The issue of elephants in captivity has been raising standoffs between animal welfare advocates and zoos (Cohn 714). On one hand, animal rights advocated the feeling that zoos have inadequate space to house a sufficient number of elephants comfortably. On the other hand, zoos feel that they are constantly improving and expanding. Zoos further argue that they prefer to house elephants because those elephants living in the wild are exposed to human conflicts, poaching, habitat loss, drought, and disease, a scenario that is not experienced if the elephants are housed in zoos. Animal welfare advocates are known to claim that keeping elephants in zoos has been causing baby elephants to be separated from their mothers and those that have lived together for many years being split as they are sent to different zoos (Cohn 715).

Birdwhistell used a film showing elephants being visited by families at zoos to demonstrate that physical gestures are cultural-specific and not universal. According to Birdwhistell, the elephants held in zoos are like captives (Rothfels 480). They are usually irrelevant to the people who come to visit and view them at the zoos. He does not understand why people choose to interact with extraordinary animals such as elephants in small confined spaces such as zoos instead of visiting them in their natural habitats. He describes these interactions as limiting and pointless (Rothfels 481). Zoos are not a reflection of the world because they simply provide a fascinating paradigm of how people view the world. The animals in zoos are not as they are in real life because they are simply a creation of how we, or the designers of zoos, want them to be.

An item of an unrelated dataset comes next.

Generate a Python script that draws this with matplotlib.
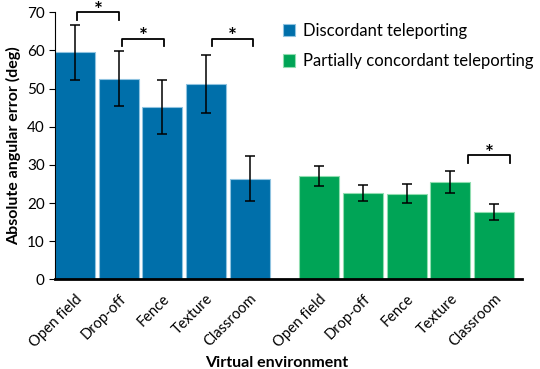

Captive breeding has been under scrutiny because many critics have been questioning its effectiveness since it is associated with high costs, low success levels in reintroductions, and risk of domestication (Gippoliti and Carpaneto 806). Captive breeding for immediate recovery programs such as reintroduction into the wild should not be confused with captive breeding for other purposes such as research because the two have very different goals and outcomes. Captive breeding should be done with realistic goals in mind, and, the welfare of the animals should always be put first.